The Crown had to prove that the brain injury was the substantial cause of death, although intoxication played a part, the judge said.
"The Crown says this was either a joint attack, where the two accused acted together in concert, or it was a situation where Thomas Christie was the principal party and Sonny Rehu, at the very least, was intentionally assisting or encouraging the commission of the assault by Christie," he said.
"The Crown doesn't shrink from the fact alcohol was at play, but you should accept the evidence from pathologists the brain injury played a substantial part.
"Shaun received quite a beating."
The Crown urged the jury to not only look at the "ifs, buts and maybes" given in evidence by pathologists.
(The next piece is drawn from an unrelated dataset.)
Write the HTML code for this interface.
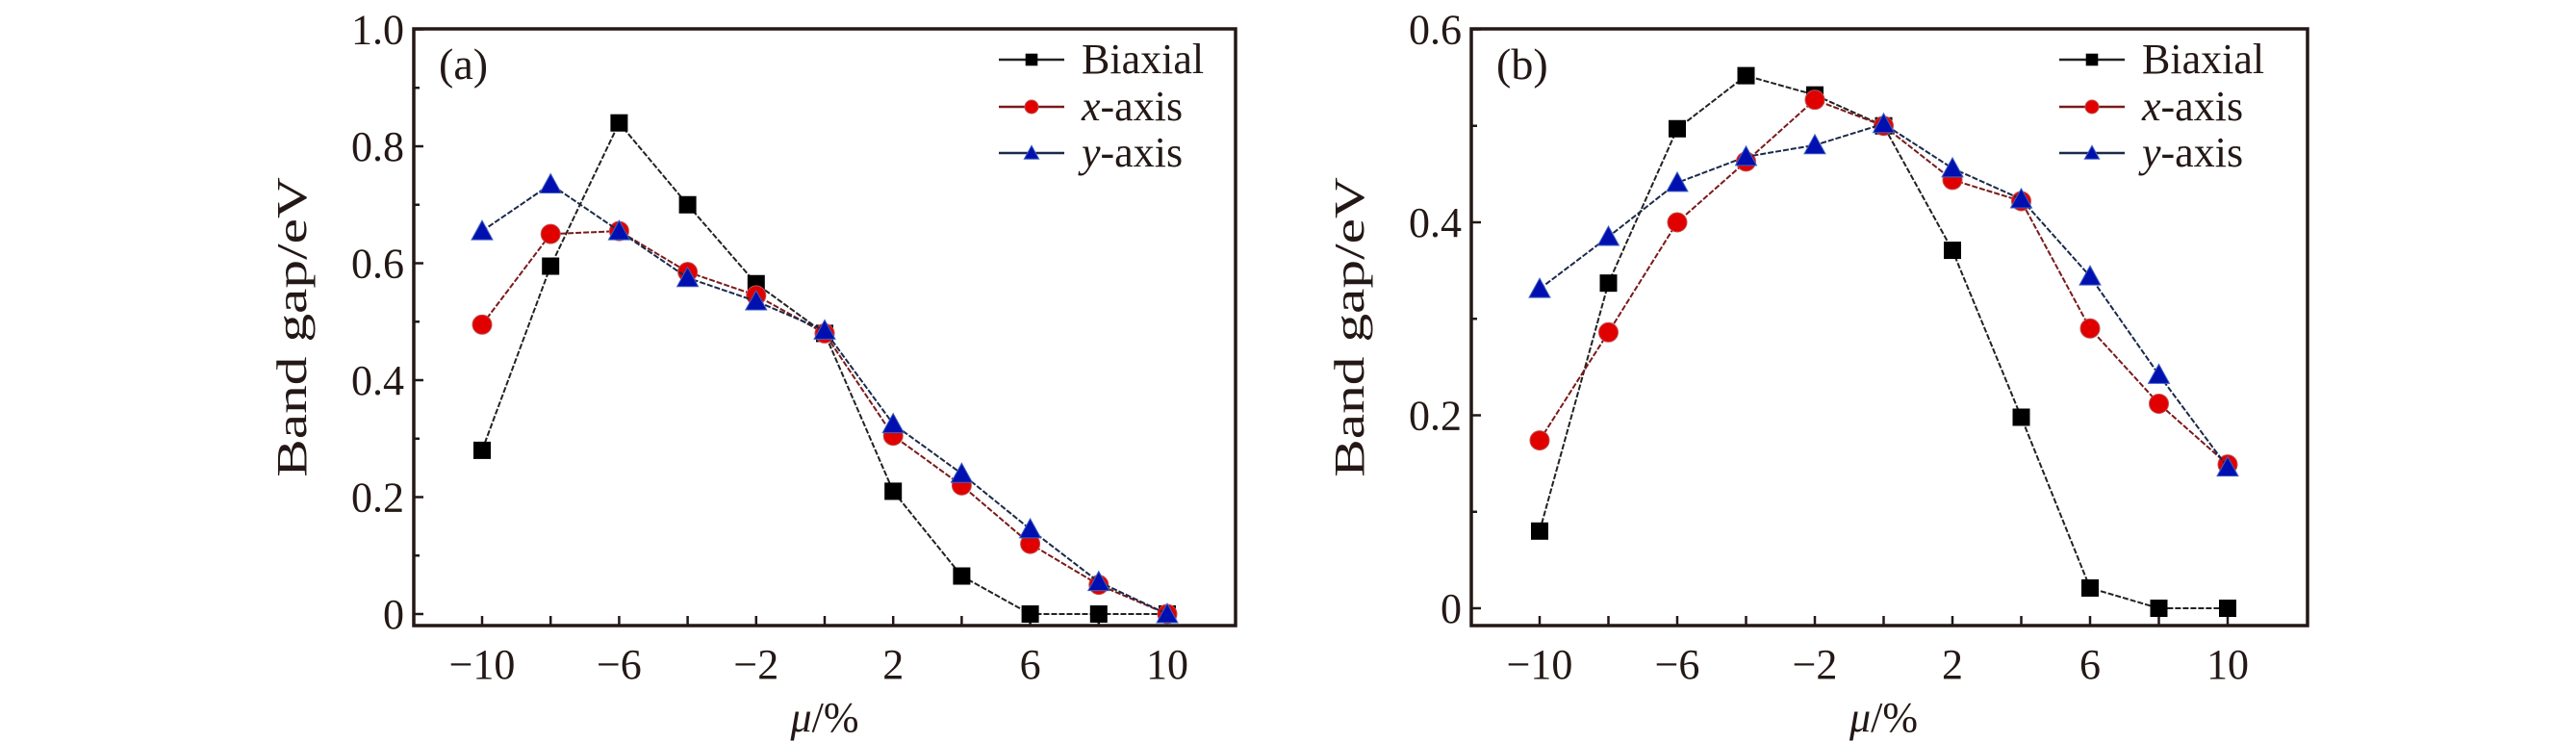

The defence had placed greater emphasis on the evidence from the pathologists, the judge said.
Defence counsel for both accused said alcohol poisoning caused Finnerty's death.
Although at the lower end, Finnerty's blood-alcohol reading was within the lethal range, the judge said.
Both defence lawyers also raised the possibility that Finnerty's brain injury could have been inflicted earlier in the day.
Finnerty had been seen stumbling along the road and had gone into a coffee shop slurring his words and being aggressive to staff, asking if he looked drunk and if they knew where "his bros" were.
He had also been seen sitting on the ground at Liquor King after being caught stealing alcohol, raising the possibility he had been injured in the bottle store car park, the judge said.